During the deployment, Arizmendi’s ship traveled more than 50,000 miles, launched more than 10,000 aircraft and dropped 1.7 million pounds of ordinance. Sailors and Marines were also visited by nine U.S. senators, Air Force Gen. Richard B. Myers, the Chairman of the Joint Chiefs of Staff and actor David Keith from the movie “BEHIND ENEMY LINES”. The ship also celebrated the 226th birthday of the Marine Corps.
Carriers like USS Theodore Roosevelt are deployed throughout the world to maintain U.S. presence and provide rapid response in times of crisis. They serve as a highly visible deterrent to would-be aggressors, and are equipped with the most versatile and powerful weapons and aircraft available.
Arizmendi is a 1995 graduate of Derry Area High School of Derry, Indiana and joined the Navy in July 1997. For more information about the deployment with high resolution photos visit the USS Theodore Roosevelt web site at www.pear.navy.mil/tr or visit the Navy newsstand at www.news.navy.mil.
AREA MARINE COMPLETES BASIC TRAINING
Marine Corps Pfc. Corey B. Trosper, a 2001 graduate of Wayne High School recently completed basic training at Marine Corps Recruit Depot, San Diego. Trosper successfully completed 12 weeks of training designed to challenge new Marine recruits both physically and mentally.
Trosper and fellow recruits began their training at 5am each day by running three miles and performing calisthenics. In addition to the physical conditioning program, Trosper spent numerous hours in classroom and field assignments which included learning first aid, uniform regulations, combat water survival, marksmanship, hand-to-hand combat and assorted weapons training. They performed close order drill and operated as a small infantry unit during field training.

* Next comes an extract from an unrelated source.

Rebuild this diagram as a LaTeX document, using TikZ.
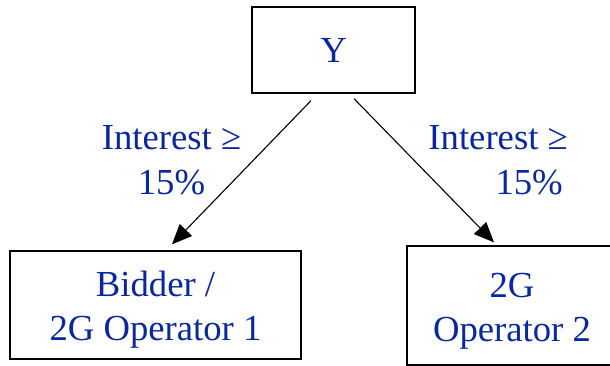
\documentclass[tikz,border=0pt]{standalone}
\usepackage{fontspec}
\setmainfont{Liberation Serif}
\usetikzlibrary{arrows.meta}
\definecolor{txtblue}{RGB}{10,40,155}
\tikzset{
  box/.style={draw=black, line width=1.3pt, inner sep=0pt, text=txtblue,
    font=\fontsize{36.7}{44}\selectfont, align=center, text depth=0pt},
  lbl/.style={inner sep=0pt, text=txtblue, font=\fontsize{36.7}{44}\selectfont,
    text depth=0pt, text height=68pt},
  arr/.style={line width=1.1pt, -{Triangle[length=20pt,width=17pt]}}
}
\begin{document}
\begin{tikzpicture}[x=1pt,y=-1pt]
\useasboundingbox (0,0) rectangle (610,366);
\node[box, minimum width=163pt, minimum height=86pt, text height=26pt] (top) at (333.5,50) {Y};
\node[box, minimum width=291pt, minimum height=108pt, text height=70pt] (b1) at (155.5,305) {Bidder /\\2G Operator 1};
\node[box, minimum width=210pt, minimum height=119pt, text height=71pt] (b2) at (512,305.5) {2G\\Operator 2};
\node[lbl, align=center] (l1) at (171.5,160) {Interest ≥\\15\%};
\node[lbl, align=right, anchor=east] (l2) at (568,160) {Interest ≥\\15\%\kern5pt};
\draw[arr] ([xshift=-22.5pt,yshift=-7pt]top.south) -- ([xshift=16.5pt,yshift=6pt]b1.north);
\draw[arr] ([xshift=20.5pt,yshift=-5pt]top.south) -- ([xshift=-18pt,yshift=3pt]b2.north);
\end{tikzpicture}
\end{document}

Trosper and other recruits also received instruction on the Marine Corps’ core values—honor, courage, and commitment, and what the words mean in guiding personal and professional conduct. Trosper and fellow recruits ended the training phase with THE CRUCIBLE, a 54-hour team effort, problem solving evolution which culminated with an emotional ceremony in which the recruits were presented the Marine Corps Emblem, and were addressed as “Marines” for the first time since boot camp began.